By contrast, they argue “that shame should motivate improvement of the self or prosocial efforts aimed at improving the state of those affected, when one’s failure appears to be more reparable.” In addition, they note, “Participants reported wanting to change themselves more when they felt shame rather than guilt or regret.” In fact,

“Those with induced shame wanted to improve their performance more and actually chose more often to engage in a task that enabled this when they were led to believe that they were likely to improve upon their failure.”

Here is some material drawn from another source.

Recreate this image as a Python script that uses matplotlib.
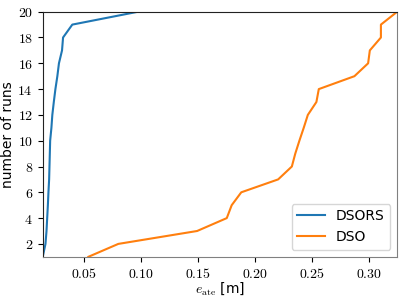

In short, shame spurs constructive, prosocial responses when a person feels that can do something about their failure.

A Noteworthy Exception…

There is an important exception to this pattern. The fact that a failure is irreparable does not mean shame results in a spiral of avoidance and destructive behavior. Shame has a constructive use when people perceive the opportunity to repair their social image. They summarize,

“Even in cases where a failure appears less reparable, people’s social image in the eyes of others may appear reparable. As failure can pose a serious threat to one’s social image, shame in the context of less reparable failure should motivate constructive approach in an effort to preserve or repair one’s social image in the eyes of those aware of one’s failure.”

Shame versus Guilt

Authors go back and forth debating whether we can properly distinguish shame from guilt. Leach and Cidam’s insights offer a helpful nuance. They write,

“We believe that the similarities and differences between shame and guilt may be best understood as contingent on whether failure appears more or less reparable. As we expect shame to be linked to greater approach when failure appears more reparable, shame should be highly similar to guilt in such instances… shame and guilt should be most distinct when failure appears less reparable and shame is likely to be negatively linked to constructive approach orientation.”

In other words, the degree to which we can separate guilt from shame is contingent on the nature of the failure. If it is reparable, guilt and shame function in similar, constructive ways.

What do you think? Do their findings resonate with you? What questions do you have? What would you add?